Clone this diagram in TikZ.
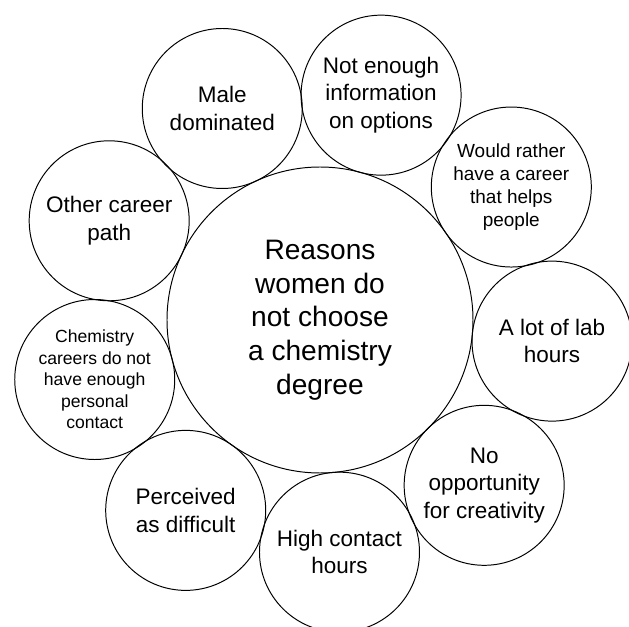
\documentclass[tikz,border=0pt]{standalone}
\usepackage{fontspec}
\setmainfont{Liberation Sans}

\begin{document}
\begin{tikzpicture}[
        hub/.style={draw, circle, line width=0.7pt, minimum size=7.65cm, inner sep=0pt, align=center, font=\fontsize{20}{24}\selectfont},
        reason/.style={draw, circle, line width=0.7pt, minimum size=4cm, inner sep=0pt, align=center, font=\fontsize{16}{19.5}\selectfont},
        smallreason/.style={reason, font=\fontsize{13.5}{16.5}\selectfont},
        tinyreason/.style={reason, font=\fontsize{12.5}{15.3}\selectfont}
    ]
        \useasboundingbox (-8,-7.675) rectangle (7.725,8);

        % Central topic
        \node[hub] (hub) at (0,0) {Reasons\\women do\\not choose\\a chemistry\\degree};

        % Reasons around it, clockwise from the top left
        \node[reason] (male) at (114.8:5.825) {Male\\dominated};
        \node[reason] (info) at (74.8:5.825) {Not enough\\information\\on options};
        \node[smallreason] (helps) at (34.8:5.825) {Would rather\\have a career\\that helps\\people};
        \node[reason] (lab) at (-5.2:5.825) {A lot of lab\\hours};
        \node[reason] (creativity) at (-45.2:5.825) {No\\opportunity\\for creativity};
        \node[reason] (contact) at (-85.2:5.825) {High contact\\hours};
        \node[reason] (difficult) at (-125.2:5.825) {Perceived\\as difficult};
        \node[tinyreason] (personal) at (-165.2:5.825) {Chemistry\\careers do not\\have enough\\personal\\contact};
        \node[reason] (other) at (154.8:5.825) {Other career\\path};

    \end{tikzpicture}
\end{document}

- - - - - - -

### Problem to solve
Restate the data above word for word. Do not include the images.

### Task response
Clone this diagram in TikZ.
\documentclass[tikz,border=0pt]{standalone}
\usepackage{fontspec}
\setmainfont{Liberation Sans}

\begin{document}
\begin{tikzpicture}[
        hub/.style={draw, circle, line width=0.7pt, minimum size=7.65cm, inner sep=0pt, align=center, font=\fontsize{20}{24}\selectfont},
        reason/.style={draw, circle, line width=0.7pt, minimum size=4cm, inner sep=0pt, align=center, font=\fontsize{16}{19.5}\selectfont},
        smallreason/.style={reason, font=\fontsize{13.5}{16.5}\selectfont},
        tinyreason/.style={reason, font=\fontsize{12.5}{15.3}\selectfont}
    ]
        \useasboundingbox (-8,-7.675) rectangle (7.725,8);

        % Central topic
        \node[hub] (hub) at (0,0) {Reasons\\women do\\not choose\\a chemistry\\degree};

        % Reasons around it, clockwise from the top left
        \node[reason] (male) at (114.8:5.825) {Male\\dominated};
        \node[reason] (info) at (74.8:5.825) {Not enough\\information\\on options};
        \node[smallreason] (helps) at (34.8:5.825) {Would rather\\have a career\\that helps\\people};
        \node[reason] (lab) at (-5.2:5.825) {A lot of lab\\hours};
        \node[reason] (creativity) at (-45.2:5.825) {No\\opportunity\\for creativity};
        \node[reason] (contact) at (-85.2:5.825) {High contact\\hours};
        \node[reason] (difficult) at (-125.2:5.825) {Perceived\\as difficult};
        \node[tinyreason] (personal) at (-165.2:5.825) {Chemistry\\careers do not\\have enough\\personal\\contact};
        \node[reason] (other) at (154.8:5.825) {Other career\\path};

    \end{tikzpicture}
\end{document}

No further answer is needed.